Independently viewing the order in question, we recognize that intervention involves an exercise of the chancellor's discretion and his determination will not be disturbed unless error is clearly made to appear. Switow v. Sher, 1939, 136 Fla. 284, 186 So. 519; Nelson v. Tropical Land Co., 1927, 93 Fla. 203, 111 So. 512. It is *189 manifest that the City of Hollywood reflected such interest in the suit as to entitle it to intervene and file a complaint. It alleged that the hog farm was located within its corporate limits; that the area was thickly populated; and that it was zoned for single family residences. Its petition for intervention stated that the maintenance of the farm menaced the health, safety and welfare of its inhabitants and interfered with the proper use of its streets. The prayer was for the right to intervene "in subordination to and in recognition of the propriety of the main proceedings."

No error having been found, the order appealed is affirmed.

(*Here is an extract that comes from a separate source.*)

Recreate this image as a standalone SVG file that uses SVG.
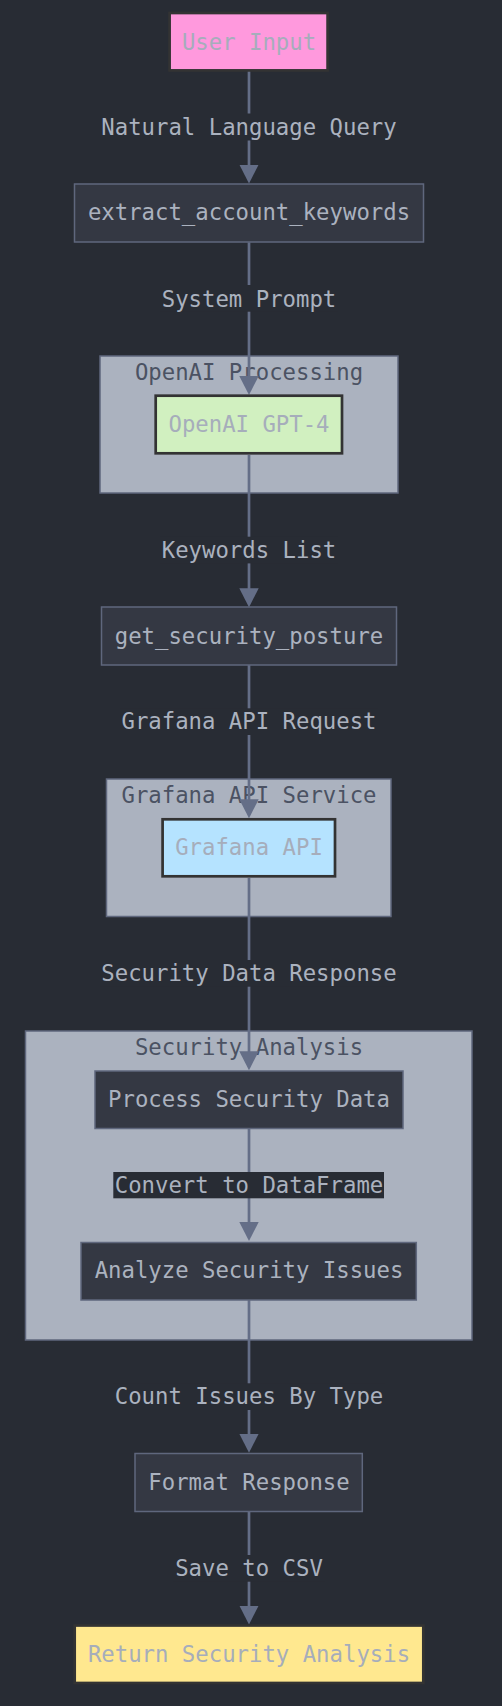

SMITH, C.J., and ANDREWS, J., concur.

NOTES

[1] POINTS OF LAW ON APPEAL I. Are allegations of plaintiffs that they sue on their own behalf — as owners and possessors of realty in a designated subdivision; and, on behalf of all others similarly situated; and, that their residence area is thickly populated and contains a number of residential dwellings sufficient to make a suit a class action?

II. In a purported class action, is a municipal corporation that has petitioned to intervene, because of its governmental responsibilities a member of a class that would consist of property owners within a designated subdivision?

III. Can a municipal corporation, in a petition in intervention, raise a new issue that the defendants' use of their property is in violation of zoning enacted by the petitioner when the pleadings prior to the petition are grounded on a nuisance theory?